Given problem
Copy out each line in the material below that has the word "this".
start Data lines
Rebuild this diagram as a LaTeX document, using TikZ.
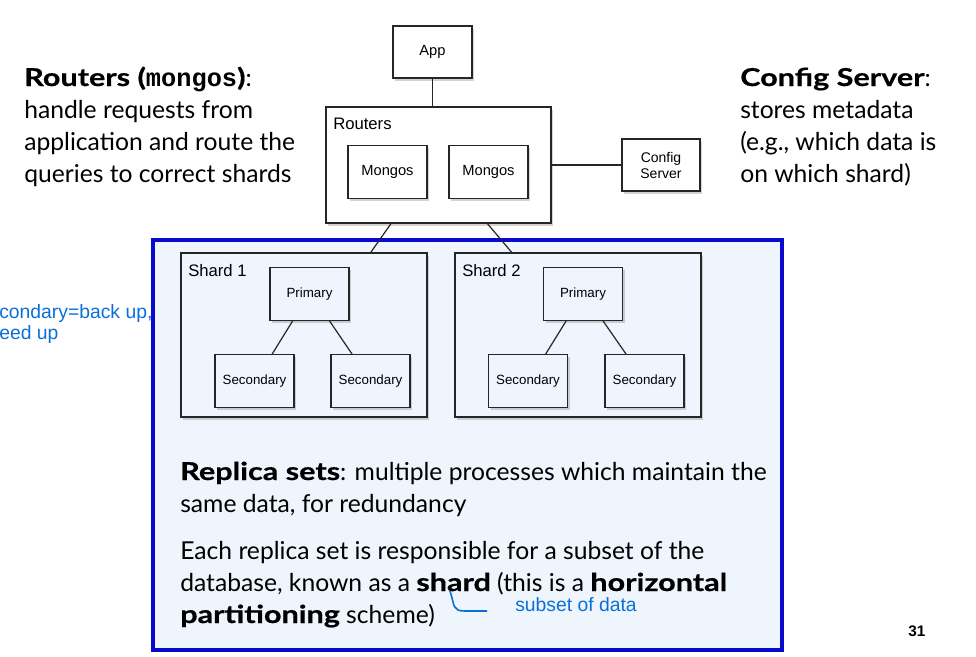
\documentclass[tikz,border=0pt]{standalone}
\usepackage{fontspec}
\setmainfont{Lato}[BoldFeatures={FakeStretch=1.24,FakeBold=0.6}]
\setsansfont{Liberation Sans}
\setmonofont{Liberation Mono}
\usetikzlibrary{shadows,calc}
\definecolor{panelblue}{HTML}{EEF5FD}
\definecolor{borderblue}{HTML}{0A0ACC}
\definecolor{noteblue}{HTML}{0B6FD8}
\begin{document}
\begin{tikzpicture}[x=0.75pt,y=-0.75pt]
        \tikzstyle{box}=[draw=black!85,line width=0.9pt,fill=white,inner sep=0pt,align=center,
          drop shadow={opacity=0.35,shadow xshift=1.5pt,shadow yshift=-2pt},
          font=\sffamily\fontsize{11}{13}\selectfont]
        \tikzstyle{member}=[box,fill=panelblue,minimum width=59.25pt,minimum height=39.5pt,font=\sffamily\fontsize{10}{12}\selectfont]
        \tikzstyle{edge}=[draw=black!85,line width=0.9pt]
        \tikzstyle{bigtext}=[anchor=base west,align=left,inner sep=0pt,font=\fontsize{18.5}{24}\selectfont]
        \tikzstyle{note}=[anchor=base west,align=left,inner sep=0pt,text=noteblue,font=\sffamily\fontsize{14.5}{15.75}\selectfont]
        \tikzstyle{boxlabel}=[anchor=north west,inner sep=0pt,font=\sffamily\fontsize{12.5}{14}\selectfont]
        \useasboundingbox (0,0) rectangle (976,657);
        % left note and headings (base = last line)
        \node [note] (secnote) at (-1,339) {condary=back up,\\eed up};
        \node [bigtext] (routerstext) at (24,182) {\textbf{Routers (}{\ttfamily\bfseries\fontsize{19}{24}\selectfont mongos}\textbf{)}:\\handle requests from\\application and route the\\queries to correct shards};
        \node [bigtext] (configtext) at (740,182) {\textbf{Config Server}:\\stores metadata\\(e.g., which data is\\on which shard)};
        % big panel with shards
        \node [draw=borderblue,line width=2.6pt,fill=panelblue,minimum width=471.75pt,minimum height=307.5pt] (panel) at (467.5,445) {};
        % routers tier
        \node [box,minimum width=59.25pt,minimum height=39pt] (app) at (432.5,52) {App};
        \node [box,minimum width=168.75pt,minimum height=87pt] (routers) at (438.5,165) {};
        \node [boxlabel] (routerslabel) at (333,118) {Routers};
        \node [box,minimum width=59.25pt,minimum height=39.75pt] (mongos1) at (387.5,172) {Mongos};
        \node [box,minimum width=59.25pt,minimum height=39.75pt] (mongos2) at (488.5,172) {Mongos};
        \node [box,minimum width=58.5pt,minimum height=39pt,font=\sffamily\fontsize{10.5}{12}\selectfont] (config) at (661,165) {Config\\Server};
        % shards
        \node [box,fill=panelblue,minimum width=184.5pt,minimum height=123pt] (shard1) at (304,335) {};
        \node [box,fill=panelblue,minimum width=184.5pt,minimum height=123pt] (shard2) at (578,335) {};
        \node [boxlabel] (shard1label) at (188,264) {Shard 1};
        \node [boxlabel] (shard2label) at (462,264) {Shard 2};
        \node [member] (prim1) at (309.5,294) {Primary};
        \node [member] (sec1a) at (254.5,381) {Secondary};
        \node [member] (sec1b) at (370.5,381) {Secondary};
        \node [member] (prim2) at (583,294) {Primary};
        \node [member] (sec2a) at (528,381) {Secondary};
        \node [member] (sec2b) at (644.5,381) {Secondary};
        % connectors
        \path[edge] (app.south) -- (app.south |- routers.north);
        \path[edge] (routers.east |- config.west) -- (config.west);
        \path[edge] ($(routers.south west)!0.29!(routers.south east)$) -- ($(shard1.north west)!0.77!(shard1.north east)$);
        \path[edge] ($(routers.south west)!0.716!(routers.south east)$) -- ($(shard2.north west)!0.232!(shard2.north east)$);
        \path[edge] ($(prim1.south west)!0.29!(prim1.south east)$) -- ($(sec1a.north west)!0.72!(sec1a.north east)$);
        \path[edge] ($(prim1.south west)!0.75!(prim1.south east)$) -- ($(sec1b.north west)!0.27!(sec1b.north east)$);
        \path[edge] ($(prim2.south west)!0.29!(prim2.south east)$) -- ($(sec2a.north west)!0.72!(sec2a.north east)$);
        \path[edge] ($(prim2.south west)!0.75!(prim2.south east)$) -- ($(sec2b.north west)!0.27!(sec2b.north east)$);
        % panel text (base = last line)
        \node [bigtext] (replicatext) at (180,512) {\textbf{Replica sets}: multiple processes which maintain the\\same data, for redundancy};
        \node [bigtext] (shardtext) at (180,623) {Each replica set is responsible for a subset of the\\database, known as a \textbf{shard} (this is a \textbf{horizontal}\\\textbf{partitioning} scheme)};
        \node [note] (subsetnote) at (515,611) {subset of data};
        \coordinate (shardword) at (450,591);
        \coordinate (curveend) at (487,611);
        \draw [noteblue,line width=1.2pt] (shardword) .. controls (455,606) and (452,611) .. (465,611) -- (curveend);
        \node [anchor=base west,inner sep=0pt,font=\sffamily\bfseries\fontsize{11.5}{13}\selectfont] (pagenum) at (908,636) {31};
\end{tikzpicture}
\end{document}
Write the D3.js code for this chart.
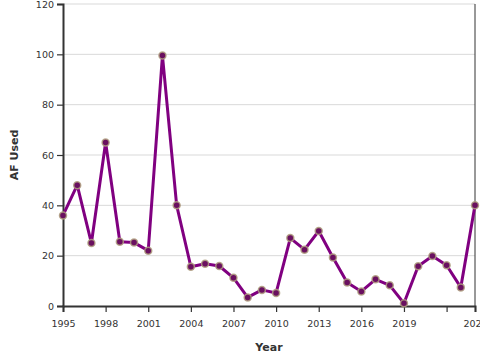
end Data lines
Written answer
Rebuild this diagram as a LaTeX document, using TikZ.
        \node [bigtext] (shardtext) at (180,623) {Each replica set is responsible for a subset of the\\database, known as a \textbf{shard} (this is a \textbf{horizontal}\\\textbf{partitioning} scheme)};
Write the D3.js code for this chart.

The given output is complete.